Norma local que inova na supressão de vegetação é inconstitucional

Norma local que inova na supressão de vegetação é inconstitucional

* Thiago de Paula Leite é procurador do Estado de São Paulo e professor de direito ambiental e agrário do Estratégia.

Decisão do STF

O Supremo Tribunal Federal, julgando a Arguição de Descumprimento de Preceito Fundamental 218, decidiu que a norma local que, contrariando o código florestal, cria novos requisitos para a supressão de vegetação nativa, é inconstitucional.

O caso envolveu o tema competência legislativa ambiental e legislação florestal.

Federalismo cooperativo

A forma de Estado adotada em nossa Carta Magna é o federalismo. Isso acarreta a coexistência de entes estatais autônomos (descentralização política), ou seja, cada ente possui capacidade para se auto-organizar e legislar.

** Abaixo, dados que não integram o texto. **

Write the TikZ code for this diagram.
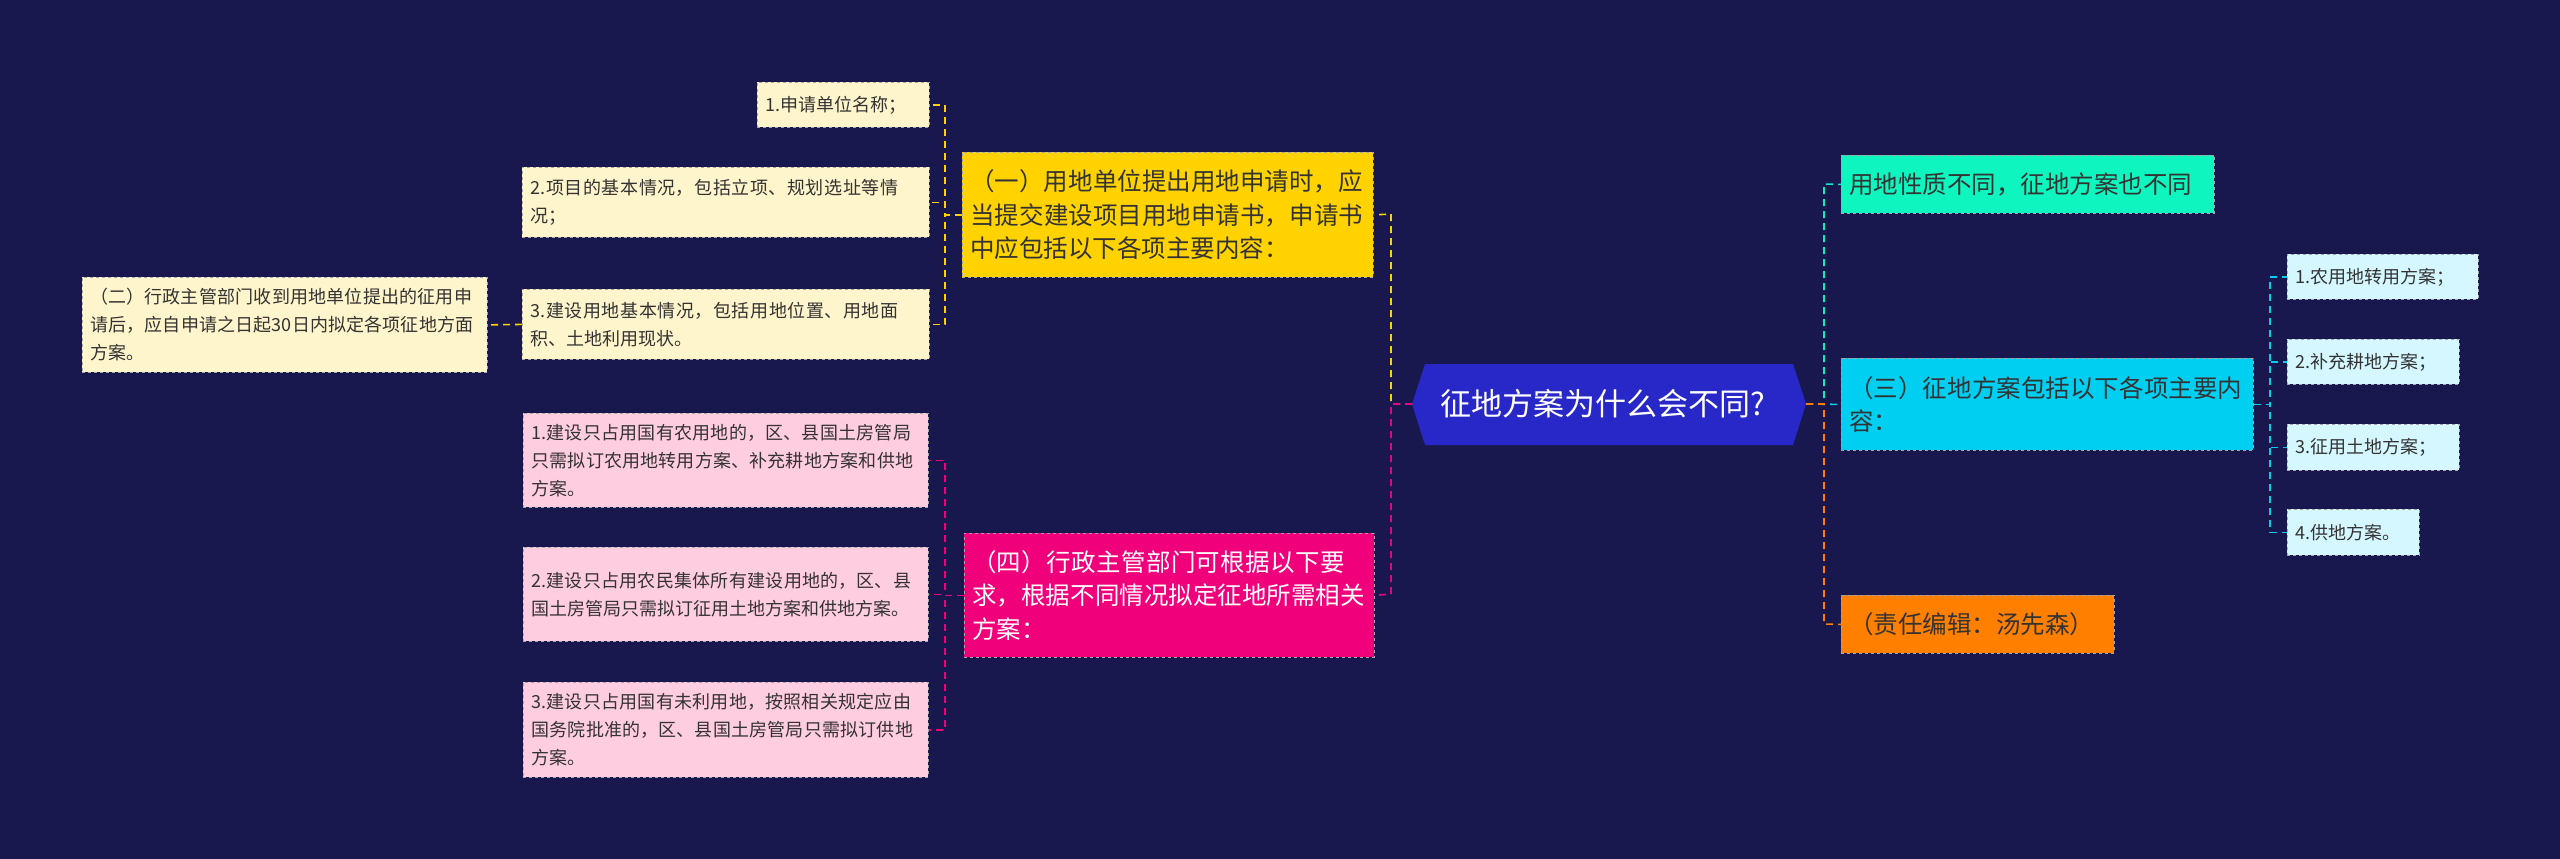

E a própria Constituição Federal distribuiu competências legislativas e administrativas entre os diversos entes estatais (União, Estados, Distrito Federal e Municípios).

Supressão de vegetação

As regras de distribuição de competências legislativas são alicerces do federalismo e consagram a fórmula de divisão de centros de poder em um Estado de Direito.

Competência legislativa

A competência legislativa ambiental é concorrente, ou seja, cabe a União, Estados e Distrito Federal legislar sobre a matéria. É o que preconiza o art. 24, VI e VIII, da CF/88.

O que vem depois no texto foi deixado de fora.